GOAL
Exactly retype the lines from the top of the data through the line containing "import matplotlib.pyplot as plt", leaving out every picture.

AVAILABLE DATA
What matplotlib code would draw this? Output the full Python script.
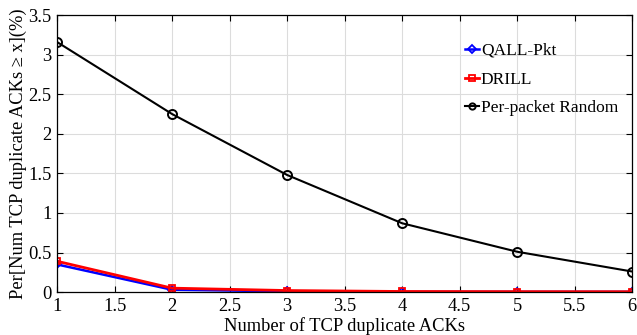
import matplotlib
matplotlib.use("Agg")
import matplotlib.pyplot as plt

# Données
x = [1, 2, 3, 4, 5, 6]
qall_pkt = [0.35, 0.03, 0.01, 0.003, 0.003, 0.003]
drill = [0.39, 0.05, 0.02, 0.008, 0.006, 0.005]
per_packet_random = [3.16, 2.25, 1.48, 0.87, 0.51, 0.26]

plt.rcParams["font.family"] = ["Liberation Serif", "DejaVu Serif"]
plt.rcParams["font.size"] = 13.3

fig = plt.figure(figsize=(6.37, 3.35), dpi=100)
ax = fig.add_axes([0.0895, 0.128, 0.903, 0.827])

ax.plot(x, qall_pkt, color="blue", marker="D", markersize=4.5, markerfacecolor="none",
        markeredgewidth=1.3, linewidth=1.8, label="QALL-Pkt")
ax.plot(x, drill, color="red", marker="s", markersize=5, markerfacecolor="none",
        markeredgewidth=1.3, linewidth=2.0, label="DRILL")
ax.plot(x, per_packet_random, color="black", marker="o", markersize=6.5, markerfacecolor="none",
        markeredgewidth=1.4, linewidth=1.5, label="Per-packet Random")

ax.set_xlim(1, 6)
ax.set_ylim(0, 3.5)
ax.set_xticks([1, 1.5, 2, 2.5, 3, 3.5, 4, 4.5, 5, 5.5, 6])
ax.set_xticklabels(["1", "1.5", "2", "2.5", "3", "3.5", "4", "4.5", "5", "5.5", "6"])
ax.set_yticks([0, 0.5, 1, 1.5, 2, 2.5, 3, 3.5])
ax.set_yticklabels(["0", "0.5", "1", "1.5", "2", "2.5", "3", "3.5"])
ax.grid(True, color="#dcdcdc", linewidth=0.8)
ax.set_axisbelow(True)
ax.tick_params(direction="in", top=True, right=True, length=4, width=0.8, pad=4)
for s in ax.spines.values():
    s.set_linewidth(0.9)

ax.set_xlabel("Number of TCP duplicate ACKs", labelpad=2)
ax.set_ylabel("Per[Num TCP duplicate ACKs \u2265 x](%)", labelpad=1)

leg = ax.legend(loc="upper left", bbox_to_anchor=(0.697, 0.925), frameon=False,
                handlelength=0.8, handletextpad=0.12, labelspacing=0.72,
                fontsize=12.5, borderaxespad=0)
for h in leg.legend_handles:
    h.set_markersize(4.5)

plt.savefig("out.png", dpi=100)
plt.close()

CORRECT RESULT
What matplotlib code would draw this? Output the full Python script.
import matplotlib
matplotlib.use("Agg")
import matplotlib.pyplot as plt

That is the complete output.